◆ WORK INSTRUCTIONS
Write the data out again exactly, dropping any images it holds.

◆ EXERCISE INPUTS
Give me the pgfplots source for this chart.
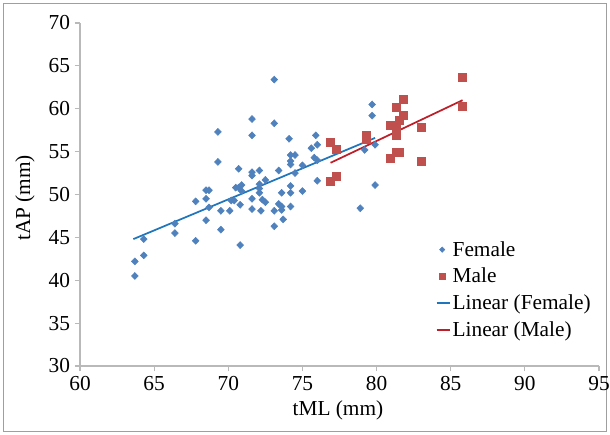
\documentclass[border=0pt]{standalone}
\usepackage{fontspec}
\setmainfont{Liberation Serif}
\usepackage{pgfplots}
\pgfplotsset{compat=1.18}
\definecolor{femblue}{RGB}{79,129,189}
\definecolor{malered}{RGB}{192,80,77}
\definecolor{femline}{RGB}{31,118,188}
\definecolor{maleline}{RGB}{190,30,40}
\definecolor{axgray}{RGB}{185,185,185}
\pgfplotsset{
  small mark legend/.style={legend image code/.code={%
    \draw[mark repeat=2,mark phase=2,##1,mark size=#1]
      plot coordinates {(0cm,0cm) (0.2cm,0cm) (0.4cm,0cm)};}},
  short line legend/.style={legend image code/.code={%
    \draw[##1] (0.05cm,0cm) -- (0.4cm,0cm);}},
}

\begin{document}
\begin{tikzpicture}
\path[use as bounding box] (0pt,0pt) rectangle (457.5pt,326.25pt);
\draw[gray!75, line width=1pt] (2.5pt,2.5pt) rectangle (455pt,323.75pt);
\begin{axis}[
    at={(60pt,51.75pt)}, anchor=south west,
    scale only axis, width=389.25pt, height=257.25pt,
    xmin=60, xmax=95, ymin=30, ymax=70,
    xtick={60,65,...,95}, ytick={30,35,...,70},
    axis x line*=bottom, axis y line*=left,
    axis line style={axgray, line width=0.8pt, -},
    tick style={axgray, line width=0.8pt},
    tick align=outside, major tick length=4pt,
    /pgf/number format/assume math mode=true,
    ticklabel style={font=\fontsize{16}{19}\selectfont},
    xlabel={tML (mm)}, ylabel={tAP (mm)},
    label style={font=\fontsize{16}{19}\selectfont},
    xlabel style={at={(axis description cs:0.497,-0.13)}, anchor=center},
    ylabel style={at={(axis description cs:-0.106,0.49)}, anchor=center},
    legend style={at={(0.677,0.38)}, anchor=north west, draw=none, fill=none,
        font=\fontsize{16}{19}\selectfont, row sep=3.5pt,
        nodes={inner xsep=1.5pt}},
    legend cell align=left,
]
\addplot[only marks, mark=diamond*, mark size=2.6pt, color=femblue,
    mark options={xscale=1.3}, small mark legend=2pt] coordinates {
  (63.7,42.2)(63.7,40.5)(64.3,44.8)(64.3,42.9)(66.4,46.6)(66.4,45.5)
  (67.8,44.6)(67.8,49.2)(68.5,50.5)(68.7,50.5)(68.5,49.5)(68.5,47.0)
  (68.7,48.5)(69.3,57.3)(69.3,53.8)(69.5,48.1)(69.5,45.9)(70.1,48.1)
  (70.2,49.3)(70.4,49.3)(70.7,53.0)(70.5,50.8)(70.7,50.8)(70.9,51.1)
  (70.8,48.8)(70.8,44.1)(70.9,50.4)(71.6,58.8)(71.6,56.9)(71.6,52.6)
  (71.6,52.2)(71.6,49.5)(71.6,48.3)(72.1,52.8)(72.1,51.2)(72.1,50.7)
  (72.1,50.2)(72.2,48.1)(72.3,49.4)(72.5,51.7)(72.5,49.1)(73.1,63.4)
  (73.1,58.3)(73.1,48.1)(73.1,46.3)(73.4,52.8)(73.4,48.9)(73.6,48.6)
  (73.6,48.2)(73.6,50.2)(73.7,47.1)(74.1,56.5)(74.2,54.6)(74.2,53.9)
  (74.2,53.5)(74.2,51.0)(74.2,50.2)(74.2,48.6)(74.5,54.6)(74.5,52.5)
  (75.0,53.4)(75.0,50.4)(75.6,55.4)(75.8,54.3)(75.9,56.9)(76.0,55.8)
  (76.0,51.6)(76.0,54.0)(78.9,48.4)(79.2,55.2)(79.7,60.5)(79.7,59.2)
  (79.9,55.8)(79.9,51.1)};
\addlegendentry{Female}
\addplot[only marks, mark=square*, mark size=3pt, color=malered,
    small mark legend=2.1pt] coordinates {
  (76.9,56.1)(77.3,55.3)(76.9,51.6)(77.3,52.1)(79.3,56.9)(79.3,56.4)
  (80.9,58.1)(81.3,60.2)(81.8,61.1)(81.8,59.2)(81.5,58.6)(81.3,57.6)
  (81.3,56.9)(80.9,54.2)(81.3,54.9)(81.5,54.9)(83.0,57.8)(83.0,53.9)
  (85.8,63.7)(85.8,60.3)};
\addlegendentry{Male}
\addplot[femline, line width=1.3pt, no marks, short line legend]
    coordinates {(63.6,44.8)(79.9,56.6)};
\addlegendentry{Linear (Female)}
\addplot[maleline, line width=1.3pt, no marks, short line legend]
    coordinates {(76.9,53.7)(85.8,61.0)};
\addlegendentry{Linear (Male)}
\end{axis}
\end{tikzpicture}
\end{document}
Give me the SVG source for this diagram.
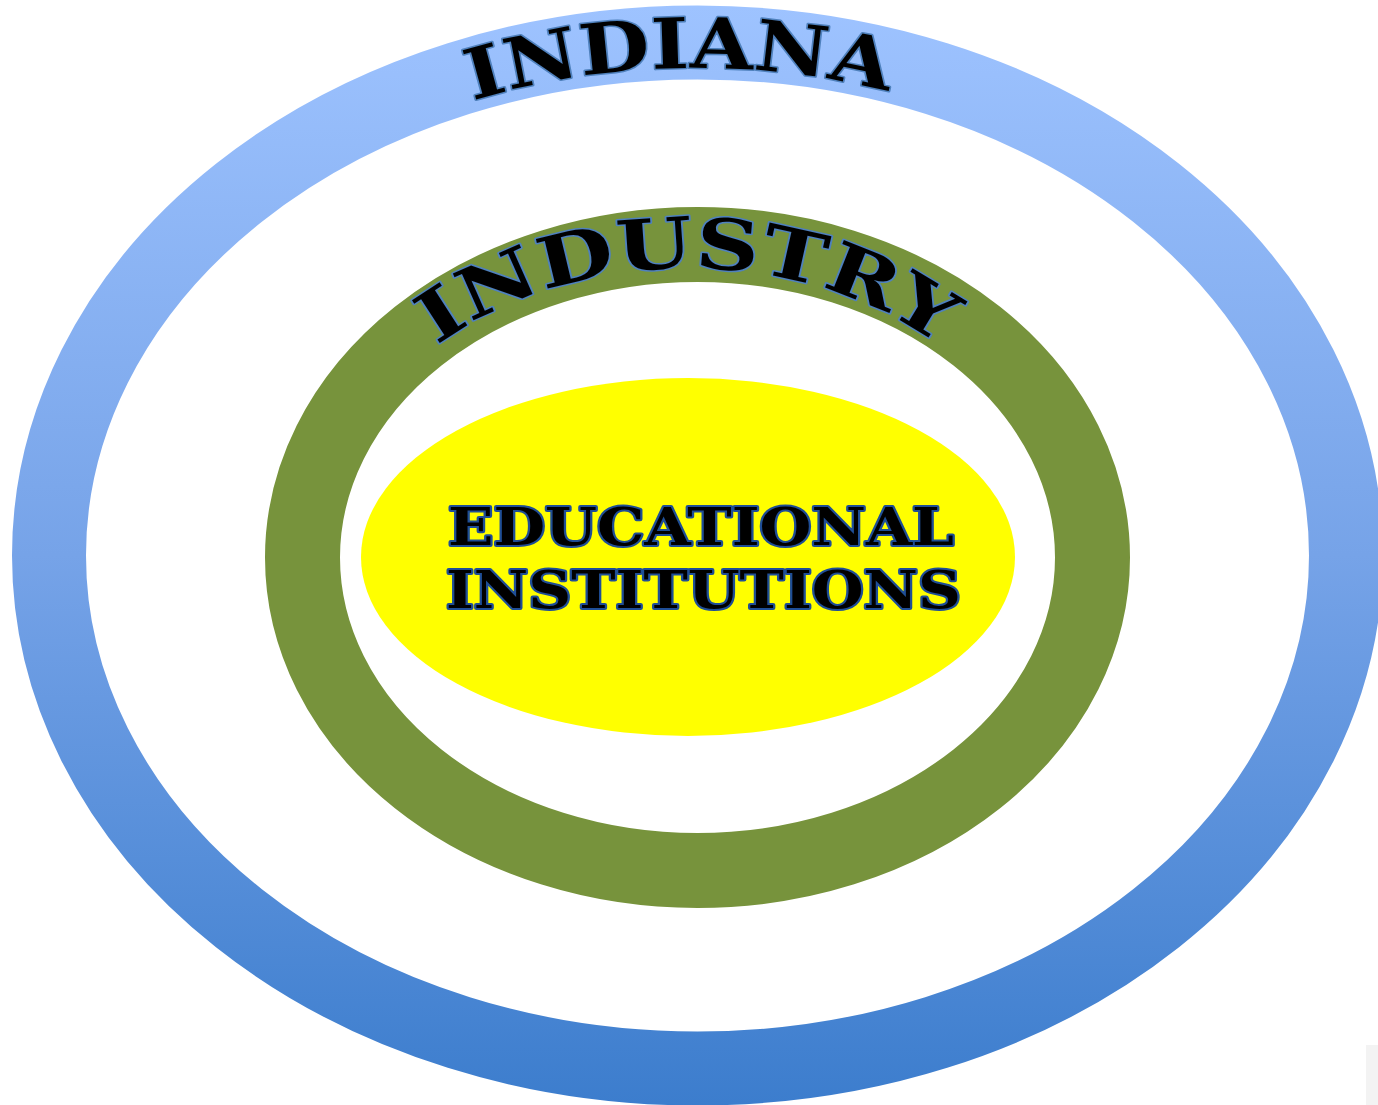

◆ ANSWER TO THE TASK
Give me the pgfplots source for this chart.
\documentclass[border=0pt]{standalone}
\usepackage{fontspec}
\setmainfont{Liberation Serif}
\usepackage{pgfplots}
\pgfplotsset{compat=1.18}
\definecolor{femblue}{RGB}{79,129,189}
\definecolor{malered}{RGB}{192,80,77}
\definecolor{femline}{RGB}{31,118,188}
\definecolor{maleline}{RGB}{190,30,40}
\definecolor{axgray}{RGB}{185,185,185}
\pgfplotsset{
  small mark legend/.style={legend image code/.code={%
    \draw[mark repeat=2,mark phase=2,##1,mark size=#1]
      plot coordinates {(0cm,0cm) (0.2cm,0cm) (0.4cm,0cm)};}},
  short line legend/.style={legend image code/.code={%
    \draw[##1] (0.05cm,0cm) -- (0.4cm,0cm);}},
}

\begin{document}
\begin{tikzpicture}
\path[use as bounding box] (0pt,0pt) rectangle (457.5pt,326.25pt);
\draw[gray!75, line width=1pt] (2.5pt,2.5pt) rectangle (455pt,323.75pt);
\begin{axis}[
    at={(60pt,51.75pt)}, anchor=south west,
    scale only axis, width=389.25pt, height=257.25pt,
    xmin=60, xmax=95, ymin=30, ymax=70,
    xtick={60,65,...,95}, ytick={30,35,...,70},
    axis x line*=bottom, axis y line*=left,
    axis line style={axgray, line width=0.8pt, -},
    tick style={axgray, line width=0.8pt},
    tick align=outside, major tick length=4pt,
    /pgf/number format/assume math mode=true,
    ticklabel style={font=\fontsize{16}{19}\selectfont},
    xlabel={tML (mm)}, ylabel={tAP (mm)},
    label style={font=\fontsize{16}{19}\selectfont},
    xlabel style={at={(axis description cs:0.497,-0.13)}, anchor=center},
    ylabel style={at={(axis description cs:-0.106,0.49)}, anchor=center},
    legend style={at={(0.677,0.38)}, anchor=north west, draw=none, fill=none,
        font=\fontsize{16}{19}\selectfont, row sep=3.5pt,
        nodes={inner xsep=1.5pt}},
    legend cell align=left,
]
\addplot[only marks, mark=diamond*, mark size=2.6pt, color=femblue,
    mark options={xscale=1.3}, small mark legend=2pt] coordinates {
  (63.7,42.2)(63.7,40.5)(64.3,44.8)(64.3,42.9)(66.4,46.6)(66.4,45.5)
  (67.8,44.6)(67.8,49.2)(68.5,50.5)(68.7,50.5)(68.5,49.5)(68.5,47.0)
  (68.7,48.5)(69.3,57.3)(69.3,53.8)(69.5,48.1)(69.5,45.9)(70.1,48.1)
  (70.2,49.3)(70.4,49.3)(70.7,53.0)(70.5,50.8)(70.7,50.8)(70.9,51.1)
  (70.8,48.8)(70.8,44.1)(70.9,50.4)(71.6,58.8)(71.6,56.9)(71.6,52.6)
  (71.6,52.2)(71.6,49.5)(71.6,48.3)(72.1,52.8)(72.1,51.2)(72.1,50.7)
  (72.1,50.2)(72.2,48.1)(72.3,49.4)(72.5,51.7)(72.5,49.1)(73.1,63.4)
  (73.1,58.3)(73.1,48.1)(73.1,46.3)(73.4,52.8)(73.4,48.9)(73.6,48.6)
  (73.6,48.2)(73.6,50.2)(73.7,47.1)(74.1,56.5)(74.2,54.6)(74.2,53.9)
  (74.2,53.5)(74.2,51.0)(74.2,50.2)(74.2,48.6)(74.5,54.6)(74.5,52.5)
  (75.0,53.4)(75.0,50.4)(75.6,55.4)(75.8,54.3)(75.9,56.9)(76.0,55.8)
  (76.0,51.6)(76.0,54.0)(78.9,48.4)(79.2,55.2)(79.7,60.5)(79.7,59.2)
  (79.9,55.8)(79.9,51.1)};
\addlegendentry{Female}
\addplot[only marks, mark=square*, mark size=3pt, color=malered,
    small mark legend=2.1pt] coordinates {
  (76.9,56.1)(77.3,55.3)(76.9,51.6)(77.3,52.1)(79.3,56.9)(79.3,56.4)
  (80.9,58.1)(81.3,60.2)(81.8,61.1)(81.8,59.2)(81.5,58.6)(81.3,57.6)
  (81.3,56.9)(80.9,54.2)(81.3,54.9)(81.5,54.9)(83.0,57.8)(83.0,53.9)
  (85.8,63.7)(85.8,60.3)};
\addlegendentry{Male}
\addplot[femline, line width=1.3pt, no marks, short line legend]
    coordinates {(63.6,44.8)(79.9,56.6)};
\addlegendentry{Linear (Female)}
\addplot[maleline, line width=1.3pt, no marks, short line legend]
    coordinates {(76.9,53.7)(85.8,61.0)};
\addlegendentry{Linear (Male)}
\end{axis}
\end{tikzpicture}
\end{document}
Give me the SVG source for this diagram.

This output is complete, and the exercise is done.